1. The problem statement, all variables and given/known data
Three 10 kg blocks are stacked on top of each other on top of a frictionless table. A hand touching the bottom block applies a force of 90 N to the right. The coefficient of friction between the blocks is sufficient to keep the blocks from moving with respect to each other. What is the total force exerted on the middle block by the bottom block?

2. Relevant equations
Fn=Fg=mg
Fs≤usFn

3. The attempt at a solution
I drew a diagram and have determined that the forces acting on the middle block are the normal and frictional forces from both the top and bottom block. But since it's only asking for the bottom block, I think I can what the top block is doing. I know that the normal force must be 98 N (10 kg x 9.8 m/s2) but I can't figure out what the frictional force would be. I know it must be greater than 90 N if it's resisting the push of the hand, but I don't know how I would find the "upward" force it is is giving to the block above.

2. Feb 9, 2012

### PhanthomJay

This reasoning is incorrect. Draw a Free Body Diagram of the entire system of 3 blocks and identify the weight and external forces acting on the system, and then use Newton's Law's in both directions to solve for the unknown force and acceleration of the system. Then look at a free body diagram perhaps of the bottom block alone, and continue using Newton's Laws again for that block.

3. Feb 9, 2012

### moonbase

I did that and know that the only forces acting on the middle block from the lower block are the normal force pointing up, and the frictional force pointing right, so the sum of these would be the answer.
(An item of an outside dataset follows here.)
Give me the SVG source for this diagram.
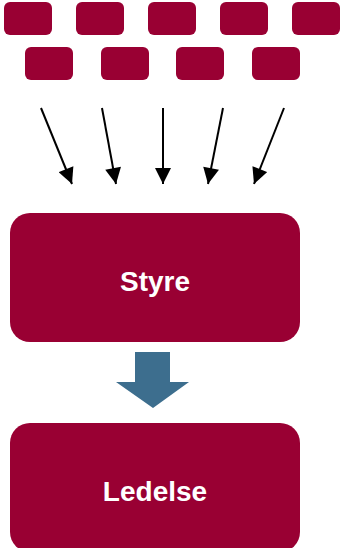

I know that the normal force is equal to the downward force on the lower block (which is mtopg + mmiddleg), but I don't understand how Newton's laws would help me find the frictional force since I'm not given a constant.

4. Feb 9, 2012

### PhanthomJay

The normal force and friction force act in different directions, so thet have to be added vectorially, not algebraically. But you can just state that the total or net force acting on the middle block by the bottom block is so many Newtons up (the normal force) and so many Newtons to the right (the friction force).
You don't need to find the friction coefficient, just the friction force, which you can get by using Newton 2 in the horizontal direction, once you solve for 'a' in the earlier step.

5. Feb 9, 2012

### moonbase

Thanks, I got it now!